What you will do ::
Copy the listing below in full and skip every picture.

Material ::
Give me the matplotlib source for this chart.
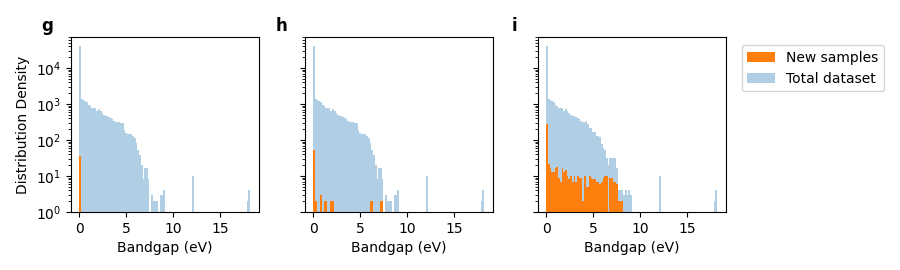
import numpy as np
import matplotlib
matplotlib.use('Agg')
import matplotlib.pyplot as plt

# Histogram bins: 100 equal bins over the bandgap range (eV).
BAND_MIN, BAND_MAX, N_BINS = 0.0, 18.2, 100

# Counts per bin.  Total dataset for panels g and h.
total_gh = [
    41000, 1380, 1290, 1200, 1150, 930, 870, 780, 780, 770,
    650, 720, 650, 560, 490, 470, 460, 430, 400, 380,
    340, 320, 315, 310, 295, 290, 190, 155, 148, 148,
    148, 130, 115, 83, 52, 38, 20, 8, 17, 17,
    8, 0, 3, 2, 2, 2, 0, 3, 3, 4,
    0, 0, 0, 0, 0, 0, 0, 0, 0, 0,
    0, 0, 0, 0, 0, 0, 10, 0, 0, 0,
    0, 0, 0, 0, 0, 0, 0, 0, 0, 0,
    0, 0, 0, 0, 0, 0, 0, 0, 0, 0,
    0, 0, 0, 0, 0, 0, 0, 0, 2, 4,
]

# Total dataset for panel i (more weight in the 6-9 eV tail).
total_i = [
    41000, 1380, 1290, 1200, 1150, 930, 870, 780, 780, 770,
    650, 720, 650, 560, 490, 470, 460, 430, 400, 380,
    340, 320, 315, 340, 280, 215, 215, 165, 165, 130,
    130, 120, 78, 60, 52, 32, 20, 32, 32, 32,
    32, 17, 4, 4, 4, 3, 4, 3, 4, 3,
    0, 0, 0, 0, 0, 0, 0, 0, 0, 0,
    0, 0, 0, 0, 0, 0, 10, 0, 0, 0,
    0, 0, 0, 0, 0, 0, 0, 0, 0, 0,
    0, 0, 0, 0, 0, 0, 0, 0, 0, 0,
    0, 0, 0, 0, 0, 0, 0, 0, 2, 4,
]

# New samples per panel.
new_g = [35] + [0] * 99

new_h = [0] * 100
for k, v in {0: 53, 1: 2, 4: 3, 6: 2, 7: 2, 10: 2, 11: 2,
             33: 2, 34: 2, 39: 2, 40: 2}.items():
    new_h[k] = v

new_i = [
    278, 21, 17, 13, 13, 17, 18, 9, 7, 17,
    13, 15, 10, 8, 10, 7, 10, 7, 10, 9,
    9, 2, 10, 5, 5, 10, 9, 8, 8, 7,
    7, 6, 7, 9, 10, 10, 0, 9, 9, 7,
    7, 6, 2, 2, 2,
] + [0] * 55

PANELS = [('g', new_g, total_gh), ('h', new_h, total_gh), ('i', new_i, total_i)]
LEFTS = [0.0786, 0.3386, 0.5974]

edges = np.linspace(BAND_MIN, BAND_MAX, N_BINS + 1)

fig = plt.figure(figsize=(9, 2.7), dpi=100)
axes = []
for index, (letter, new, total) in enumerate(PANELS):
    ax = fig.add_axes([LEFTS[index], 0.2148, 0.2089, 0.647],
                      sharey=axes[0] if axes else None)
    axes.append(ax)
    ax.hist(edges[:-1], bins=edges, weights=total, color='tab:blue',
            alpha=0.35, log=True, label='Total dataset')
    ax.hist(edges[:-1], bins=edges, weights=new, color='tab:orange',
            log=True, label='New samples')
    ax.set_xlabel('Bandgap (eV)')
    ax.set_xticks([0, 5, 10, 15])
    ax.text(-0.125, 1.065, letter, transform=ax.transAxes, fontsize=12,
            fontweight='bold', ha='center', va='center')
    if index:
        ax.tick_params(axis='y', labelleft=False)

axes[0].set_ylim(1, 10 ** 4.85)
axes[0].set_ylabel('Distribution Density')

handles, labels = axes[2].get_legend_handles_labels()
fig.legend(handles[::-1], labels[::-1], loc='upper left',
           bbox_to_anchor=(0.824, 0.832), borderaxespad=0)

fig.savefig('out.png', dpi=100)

Result for this task ::
Give me the matplotlib source for this chart.
import numpy as np
import matplotlib
matplotlib.use('Agg')
import matplotlib.pyplot as plt

# Histogram bins: 100 equal bins over the bandgap range (eV).
BAND_MIN, BAND_MAX, N_BINS = 0.0, 18.2, 100

# Counts per bin.  Total dataset for panels g and h.
total_gh = [
    41000, 1380, 1290, 1200, 1150, 930, 870, 780, 780, 770,
    650, 720, 650, 560, 490, 470, 460, 430, 400, 380,
    340, 320, 315, 310, 295, 290, 190, 155, 148, 148,
    148, 130, 115, 83, 52, 38, 20, 8, 17, 17,
    8, 0, 3, 2, 2, 2, 0, 3, 3, 4,
    0, 0, 0, 0, 0, 0, 0, 0, 0, 0,
    0, 0, 0, 0, 0, 0, 10, 0, 0, 0,
    0, 0, 0, 0, 0, 0, 0, 0, 0, 0,
    0, 0, 0, 0, 0, 0, 0, 0, 0, 0,
    0, 0, 0, 0, 0, 0, 0, 0, 2, 4,
]

# Total dataset for panel i (more weight in the 6-9 eV tail).
total_i = [
    41000, 1380, 1290, 1200, 1150, 930, 870, 780, 780, 770,
    650, 720, 650, 560, 490, 470, 460, 430, 400, 380,
    340, 320, 315, 340, 280, 215, 215, 165, 165, 130,
    130, 120, 78, 60, 52, 32, 20, 32, 32, 32,
    32, 17, 4, 4, 4, 3, 4, 3, 4, 3,
    0, 0, 0, 0, 0, 0, 0, 0, 0, 0,
    0, 0, 0, 0, 0, 0, 10, 0, 0, 0,
    0, 0, 0, 0, 0, 0, 0, 0, 0, 0,
    0, 0, 0, 0, 0, 0, 0, 0, 0, 0,
    0, 0, 0, 0, 0, 0, 0, 0, 2, 4,
]

# New samples per panel.
new_g = [35] + [0] * 99

new_h = [0] * 100
for k, v in {0: 53, 1: 2, 4: 3, 6: 2, 7: 2, 10: 2, 11: 2,
             33: 2, 34: 2, 39: 2, 40: 2}.items():
    new_h[k] = v

new_i = [
    278, 21, 17, 13, 13, 17, 18, 9, 7, 17,
    13, 15, 10, 8, 10, 7, 10, 7, 10, 9,
    9, 2, 10, 5, 5, 10, 9, 8, 8, 7,
    7, 6, 7, 9, 10, 10, 0, 9, 9, 7,
    7, 6, 2, 2, 2,
] + [0] * 55

PANELS = [('g', new_g, total_gh), ('h', new_h, total_gh), ('i', new_i, total_i)]
LEFTS = [0.0786, 0.3386, 0.5974]

edges = np.linspace(BAND_MIN, BAND_MAX, N_BINS + 1)

fig = plt.figure(figsize=(9, 2.7), dpi=100)
axes = []
for index, (letter, new, total) in enumerate(PANELS):
    ax = fig.add_axes([LEFTS[index], 0.2148, 0.2089, 0.647],
                      sharey=axes[0] if axes else None)
    axes.append(ax)
    ax.hist(edges[:-1], bins=edges, weights=total, color='tab:blue',
            alpha=0.35, log=True, label='Total dataset')
    ax.hist(edges[:-1], bins=edges, weights=new, color='tab:orange',
            log=True, label='New samples')
    ax.set_xlabel('Bandgap (eV)')
    ax.set_xticks([0, 5, 10, 15])
    ax.text(-0.125, 1.065, letter, transform=ax.transAxes, fontsize=12,
            fontweight='bold', ha='center', va='center')
    if index:
        ax.tick_params(axis='y', labelleft=False)

axes[0].set_ylim(1, 10 ** 4.85)
axes[0].set_ylabel('Distribution Density')

handles, labels = axes[2].get_legend_handles_labels()
fig.legend(handles[::-1], labels[::-1], loc='upper left',
           bbox_to_anchor=(0.824, 0.832), borderaxespad=0)

fig.savefig('out.png', dpi=100)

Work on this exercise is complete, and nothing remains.